All About Trees

by Katrina Morse
for Family Reading Partnership

A tree can be a memorable part of childhood. A tree can hold a swing or a birdhouse. Some trees are good for climbing and others for picking apples. A tree’s leaves can change from green to bright red, yellow, and orange. Children can watch a small tree grow bigger, just as they are growing, too.

Learn more about these remarkable plants by reading some of these books together, and maybe you’ll look at the trees around you in a new way.

“We Planted a Tree” by Diane Muldrow illustrated by Bob Staake.“We planted a tree and it grew up. We planted a tree and that one tree helped heal the earth.” Two families on opposite sides of the world both find that trees are important for shade, cleaning the air, giving us food, and helping to keep soil from washing away.

“The Great Kapok Tree” by Lynne Cherry. When a man comes to the Amazon rainforest to cut down a Kapok tree, he first takes a nap at its base and then hears whispered messages of the animals that depend on the tree for survival. When the man wakes up, he has changed his mind about using his axe to cut the tree down.

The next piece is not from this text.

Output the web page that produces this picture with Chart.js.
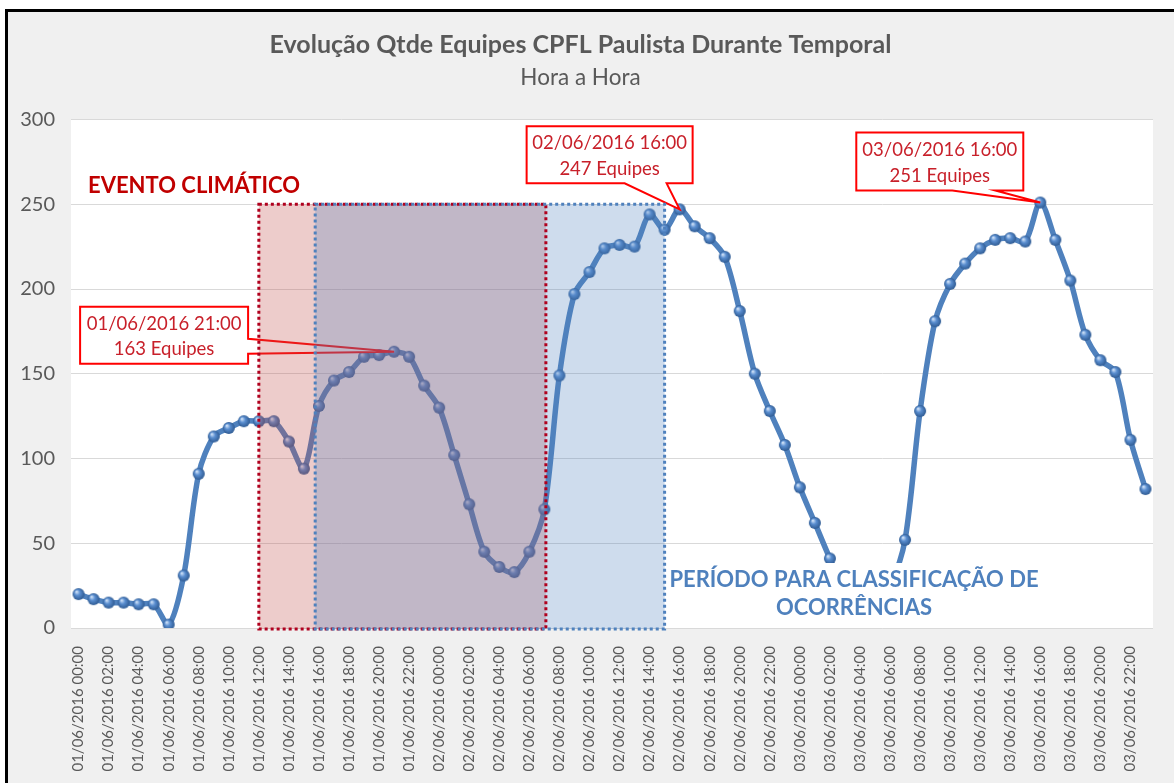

“Tell Me, Tree: All About Trees for Kids” by Gail Gibbons. Along with giving the reader facts about all the ways trees are an important part of the web of life, this book teaches how to tell one tree apart from another. You and your child will learn types of trees and why we all should appreciate these amazing plants.

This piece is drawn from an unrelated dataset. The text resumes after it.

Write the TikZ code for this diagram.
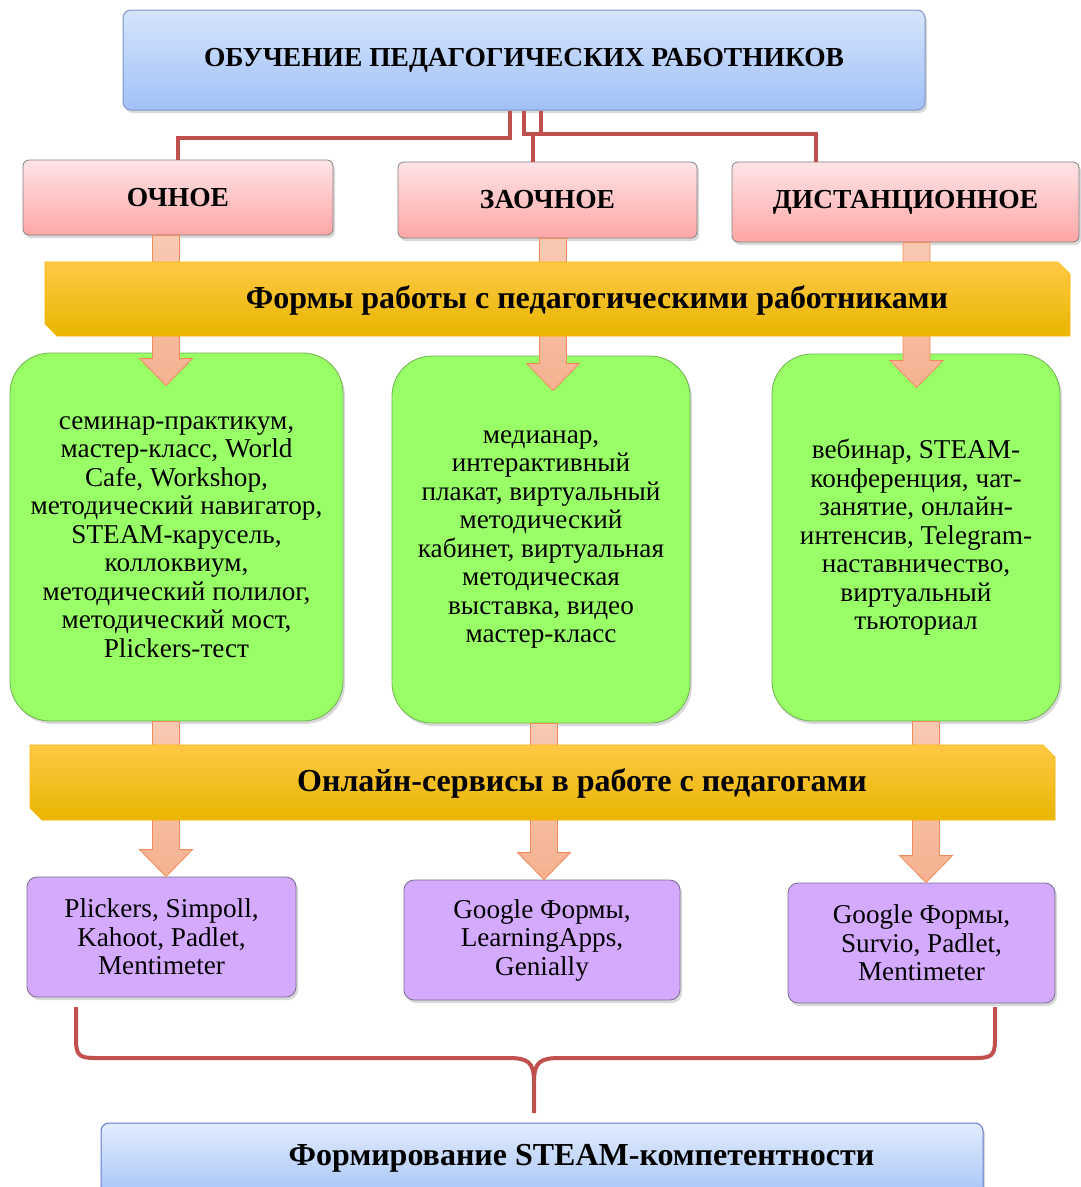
\documentclass[tikz,border=0pt]{standalone}
\usepackage{fontspec}
\setmainfont{Liberation Serif}
\usetikzlibrary{calc,shadows}

\definecolor{redline}{RGB}{192,80,77}
\definecolor{bluetop}{RGB}{214,228,252}
\definecolor{bluebot}{RGB}{160,193,247}
\definecolor{blueedge}{RGB}{125,150,195}
\definecolor{pinktop}{RGB}{255,228,230}
\definecolor{pinkbot}{RGB}{255,166,166}
\definecolor{yeltop}{RGB}{255,200,70}
\definecolor{yelmid}{RGB}{255,192,0}
\definecolor{yelbot}{RGB}{232,182,0}
\definecolor{formgreen}{RGB}{153,255,102}
\definecolor{greenedge}{RGB}{110,178,80}
\definecolor{servlilac}{RGB}{212,170,255}
\definecolor{lilacedge}{RGB}{120,108,142}
\definecolor{arrfill}{RGB}{245,178,145}
\definecolor{arredge}{RGB}{240,140,90}

\tikzset{
	shade/.style={drop shadow={shadow xshift=2pt,shadow yshift=-3pt,opacity=.3}},
	headbox/.style={shade,draw=blueedge,line width=1pt,rounded corners=8pt,top color=bluetop,bottom color=bluebot},
	formbox/.style={shade,draw=gray,line width=.8pt,rounded corners=6pt,top color=pinktop,bottom color=pinkbot,font=\fontsize{27.5}{30}\selectfont\bfseries},
	banner/.style={draw=yelmid!80!orange,line width=.6pt,top color=yeltop,middle color=yelmid,bottom color=yelbot},
	btext/.style={font=\fontsize{32}{36}\selectfont\bfseries},
	workbox/.style={shade,draw=greenedge,line width=.8pt,rounded corners=40pt,fill=formgreen,align=center,font=\fontsize{27.2}{28.5}\selectfont},
	servbox/.style={shade,draw=lilacedge,line width=.8pt,rounded corners=10pt,fill=servlilac,align=center,font=\fontsize{27.2}{28.5}\selectfont},
	conn/.style={draw=redline,line width=3.5pt},
	barrow/.style={draw=arredge,line width=.8pt,top color=arrfill!70!white,bottom color=arrfill},
}

% block arrow: from node, to node, shaft x, tip depth
\newcommand\barrow[4]{%
	\draw[barrow] let \p1=(#1.south), \p2=(#2.north), \p3=(#3,0) in
		(\x3-13.5pt,\y1) -- (\x3-13.5pt,\y2-#4pt+27pt) -- (\x3-26.5pt,\y2-#4pt+27pt) -- (\x3,\y2-#4pt)
		-- (\x3+26.5pt,\y2-#4pt+27pt) -- (\x3+13.5pt,\y2-#4pt+27pt) -- (\x3+13.5pt,\y1) -- cycle;}

\begin{document}
\begin{tikzpicture}[x=1pt,y=-1pt]
	\useasboundingbox (0,0) rectangle (1081,1187);
	\clip (0,0) rectangle (1081,1187);

	\node[headbox,minimum width=802pt,minimum height=100pt,font=\fontsize{27.5}{30}\selectfont\bfseries] (top) at (524,60) {ОБУЧЕНИЕ ПЕДАГОГИЧЕСКИХ РАБОТНИКОВ};

	\node[formbox,minimum width=310pt,minimum height=75pt] (och) at (178,197.5) {ОЧНОЕ};
	\node[formbox,minimum width=299pt,minimum height=76pt] (zao) at (547.5,200) {ЗАОЧНОЕ};
	\node[formbox,minimum width=347pt,minimum height=80pt] (dist) at (905.5,202) {ДИСТАНЦИОННОЕ};

	\coordinate (ja) at (510,138);
	\coordinate (jb) at (524,134);
	\coordinate (jc) at (541,134);
	\coordinate (jd) at (816,0);
	\coordinate (je) at (533,134);
	\draw[conn] (top.south -| ja) -- (ja) -| (och.north);
	\draw[conn] (top.south -| jb) -- (jb) -| (dist.north -| jd);
	\draw[conn] (top.south -| jc) -- (jc);
	\draw[conn] (je) -- (zao.north -| je);

	\node[workbox,minimum width=333pt,minimum height=368pt] (w1) at (176.5,537) {семинар-практикум,\\мастер-класс, World\\Cafe, Workshop,\\методический навигатор,\\STEAM-карусель,\\коллоквиум,\\методический полилог,\\методический мост,\\Plickers-тест};
	\node[workbox,minimum width=298pt,minimum height=367pt] (w2) at (541,539.5) {медианар,\\интерактивный\\плакат, виртуальный\\методический\\кабинет, виртуальная\\методическая\\выставка, видео\\мастер-класс};
	\node[workbox,minimum width=288pt,minimum height=367pt] (w3) at (916,537.5) {вебинар, STEAM-\\конференция, чат-\\занятие, онлайн-\\интенсив, Telegram-\\наставничество,\\виртуальный\\тьюториал};

	\node[servbox,minimum width=269pt,minimum height=120pt] (s1) at (161.5,937) {Plickers, Simpoll,\\Kahoot, Padlet,\\Mentimeter};
	\node[servbox,minimum width=276pt,minimum height=120pt] (s2) at (542,940) {Google Формы,\\LearningApps,\\Genially};
	\node[servbox,minimum width=267pt,minimum height=120pt] (s3) at (921.5,943) {Google Формы,\\Survio, Padlet,\\Mentimeter};

	\barrow{och}{w1}{166}{33}
	\barrow{zao}{w2}{553}{35}
	\barrow{dist}{w3}{916.5}{34}
	\barrow{w1}{s1}{166}{0}
	\barrow{w2}{s2}{544}{0}
	\barrow{w3}{s3}{926}{0}

	\draw[banner] (45,262) -- (1058,262) -- (1070,274) -- (1070,336) -- (57,336) -- (45,324) -- cycle;
	\node[btext] (t1) at (597,300) {Формы работы с педагогическими работниками};
	\draw[banner] (30,745) -- (1043,745) -- (1055,757) -- (1055,820) -- (42,820) -- (30,808) -- cycle;
	\node[btext] (t2) at (582,783) {Онлайн-сервисы в работе с педагогами};

	\draw[conn,line width=4pt] (76,1007) -- (76,1040) .. controls (76,1056) and (80,1058) .. (96,1058) -- (508,1058)
		.. controls (528,1058) and (534,1062) .. (534,1082) -- (534,1113);
	\draw[conn,line width=4pt] (534,1082) .. controls (534,1062) and (540,1058) .. (560,1058) -- (975,1058)
		.. controls (991,1058) and (995,1056) .. (995,1040) -- (995,1007);

	\node[headbox,draw=blueedge!80!blue,top color=bluetop!70!white,minimum width=882pt,minimum height=80pt] (res) at (542,1163) {};
	\node[btext] (t3) at (581.5,1158) {Формирование STEAM-компетентности};
\end{tikzpicture}
\end{document}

“Red Leaf, Yellow Leaf” by Lois Ehlert uses simple text and collage illustrations to describe the life of a tree. The book text will engage young children and older children will appreciate the glossary the back of the book that goes into more detail about the life cycle of a tree.

“The Tree Lady: The True Story of How One Tree-Loving Woman Changed a City Forever” by H. Joseph Hawkins, illustrated by Jill McElmurry. This is a biography of Katherine Olivia Sessions in the 1800s. As Kate was growing up, she became fascinated with the trees around her in northern California. Although it wasn’t common for girls at that time to get dirty hands or to be a scientist, Kate pursued her love of trees. When she was older she helped change San Diego, in southern California, from a desert city to one with an abundance of lush green trees. Charming illustrations depict the events in the life of this environmental pioneer.

“Strange Trees and the Stories Behind Them” by Bernadette Pourquie and Cecile Gambini. Trees are very adaptable and have developed special characteristics that help them live in many different habitats. Early elementary aged children will appreciate the unbelievable tree forms and a map showing where all these unusual trees grow around the world.